The exercise ::
Copy from the first line below down to and including the line with "ax.plot([5, 5 +". Skip the pictures.

Data shown ::
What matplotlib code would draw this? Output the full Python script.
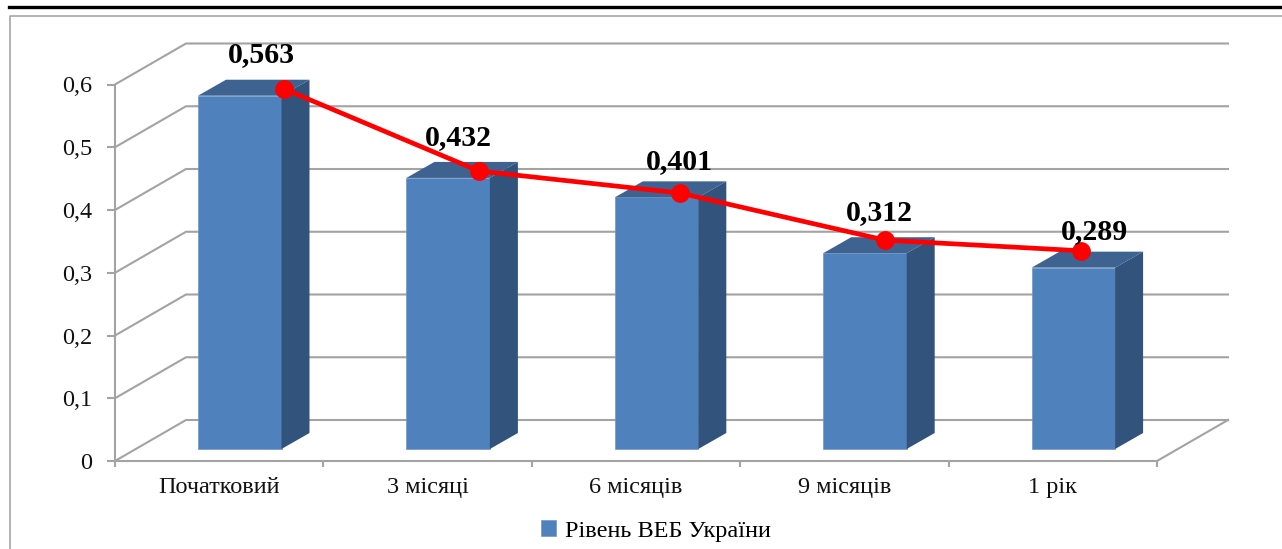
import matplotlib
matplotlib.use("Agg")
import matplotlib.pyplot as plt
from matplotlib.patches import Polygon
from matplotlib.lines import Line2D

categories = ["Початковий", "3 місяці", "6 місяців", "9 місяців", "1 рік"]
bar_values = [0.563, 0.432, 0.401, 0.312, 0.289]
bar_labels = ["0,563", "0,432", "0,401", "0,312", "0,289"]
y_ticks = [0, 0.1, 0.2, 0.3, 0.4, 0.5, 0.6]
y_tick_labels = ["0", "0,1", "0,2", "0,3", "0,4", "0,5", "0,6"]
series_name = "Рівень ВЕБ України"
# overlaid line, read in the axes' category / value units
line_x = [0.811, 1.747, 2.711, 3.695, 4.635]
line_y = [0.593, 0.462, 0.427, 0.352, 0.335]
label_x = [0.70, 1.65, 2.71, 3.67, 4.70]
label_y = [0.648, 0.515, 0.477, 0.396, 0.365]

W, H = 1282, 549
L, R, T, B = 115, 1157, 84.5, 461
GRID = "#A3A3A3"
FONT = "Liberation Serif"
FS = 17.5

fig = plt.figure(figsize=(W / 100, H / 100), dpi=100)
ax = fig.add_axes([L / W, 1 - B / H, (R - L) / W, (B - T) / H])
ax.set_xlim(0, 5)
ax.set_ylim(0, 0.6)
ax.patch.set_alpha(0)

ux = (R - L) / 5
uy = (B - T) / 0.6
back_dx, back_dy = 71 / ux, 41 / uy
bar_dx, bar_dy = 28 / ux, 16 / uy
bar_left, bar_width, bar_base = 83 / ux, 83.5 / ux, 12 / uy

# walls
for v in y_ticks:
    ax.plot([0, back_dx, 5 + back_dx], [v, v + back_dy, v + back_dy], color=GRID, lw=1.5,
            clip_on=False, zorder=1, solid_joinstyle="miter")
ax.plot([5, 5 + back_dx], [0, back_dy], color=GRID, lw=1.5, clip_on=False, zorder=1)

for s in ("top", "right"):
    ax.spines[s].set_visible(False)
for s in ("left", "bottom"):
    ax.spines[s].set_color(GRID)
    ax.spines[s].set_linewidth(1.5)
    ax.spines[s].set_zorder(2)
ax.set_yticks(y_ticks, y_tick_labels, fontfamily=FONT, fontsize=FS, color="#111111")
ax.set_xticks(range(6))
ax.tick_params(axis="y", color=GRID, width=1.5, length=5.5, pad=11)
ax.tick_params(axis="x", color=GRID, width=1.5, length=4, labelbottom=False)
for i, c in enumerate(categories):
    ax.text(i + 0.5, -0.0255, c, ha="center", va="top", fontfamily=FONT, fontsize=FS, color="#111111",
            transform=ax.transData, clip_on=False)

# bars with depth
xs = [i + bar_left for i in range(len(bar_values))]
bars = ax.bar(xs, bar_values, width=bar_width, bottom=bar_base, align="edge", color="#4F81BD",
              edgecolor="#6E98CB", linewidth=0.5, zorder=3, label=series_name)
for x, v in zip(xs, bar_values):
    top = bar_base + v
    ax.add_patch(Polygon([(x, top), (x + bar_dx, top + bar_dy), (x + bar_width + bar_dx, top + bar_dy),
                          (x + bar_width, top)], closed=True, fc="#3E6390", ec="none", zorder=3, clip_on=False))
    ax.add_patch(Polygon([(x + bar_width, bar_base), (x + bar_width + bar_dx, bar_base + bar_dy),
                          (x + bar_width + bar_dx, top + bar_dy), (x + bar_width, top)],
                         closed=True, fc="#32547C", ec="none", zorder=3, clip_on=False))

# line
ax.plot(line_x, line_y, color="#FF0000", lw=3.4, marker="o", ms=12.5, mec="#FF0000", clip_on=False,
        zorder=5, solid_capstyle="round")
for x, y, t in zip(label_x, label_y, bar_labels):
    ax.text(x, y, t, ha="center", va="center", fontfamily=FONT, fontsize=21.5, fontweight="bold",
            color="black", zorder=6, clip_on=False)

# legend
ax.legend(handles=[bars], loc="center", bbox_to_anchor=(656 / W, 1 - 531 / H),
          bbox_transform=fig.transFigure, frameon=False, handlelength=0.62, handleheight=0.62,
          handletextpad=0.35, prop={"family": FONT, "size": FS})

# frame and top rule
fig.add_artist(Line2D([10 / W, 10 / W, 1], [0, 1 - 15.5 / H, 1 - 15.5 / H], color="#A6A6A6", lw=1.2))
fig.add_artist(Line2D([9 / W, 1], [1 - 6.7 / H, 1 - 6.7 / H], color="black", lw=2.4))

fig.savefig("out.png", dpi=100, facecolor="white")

Expected answer ::
What matplotlib code would draw this? Output the full Python script.
import matplotlib
matplotlib.use("Agg")
import matplotlib.pyplot as plt
from matplotlib.patches import Polygon
from matplotlib.lines import Line2D

categories = ["Початковий", "3 місяці", "6 місяців", "9 місяців", "1 рік"]
bar_values = [0.563, 0.432, 0.401, 0.312, 0.289]
bar_labels = ["0,563", "0,432", "0,401", "0,312", "0,289"]
y_ticks = [0, 0.1, 0.2, 0.3, 0.4, 0.5, 0.6]
y_tick_labels = ["0", "0,1", "0,2", "0,3", "0,4", "0,5", "0,6"]
series_name = "Рівень ВЕБ України"
# overlaid line, read in the axes' category / value units
line_x = [0.811, 1.747, 2.711, 3.695, 4.635]
line_y = [0.593, 0.462, 0.427, 0.352, 0.335]
label_x = [0.70, 1.65, 2.71, 3.67, 4.70]
label_y = [0.648, 0.515, 0.477, 0.396, 0.365]

W, H = 1282, 549
L, R, T, B = 115, 1157, 84.5, 461
GRID = "#A3A3A3"
FONT = "Liberation Serif"
FS = 17.5

fig = plt.figure(figsize=(W / 100, H / 100), dpi=100)
ax = fig.add_axes([L / W, 1 - B / H, (R - L) / W, (B - T) / H])
ax.set_xlim(0, 5)
ax.set_ylim(0, 0.6)
ax.patch.set_alpha(0)

ux = (R - L) / 5
uy = (B - T) / 0.6
back_dx, back_dy = 71 / ux, 41 / uy
bar_dx, bar_dy = 28 / ux, 16 / uy
bar_left, bar_width, bar_base = 83 / ux, 83.5 / ux, 12 / uy

# walls
for v in y_ticks:
    ax.plot([0, back_dx, 5 + back_dx], [v, v + back_dy, v + back_dy], color=GRID, lw=1.5,
            clip_on=False, zorder=1, solid_joinstyle="miter")
ax.plot([5, 5 + back_dx], [0, back_dy], color=GRID, lw=1.5, clip_on=False, zorder=1)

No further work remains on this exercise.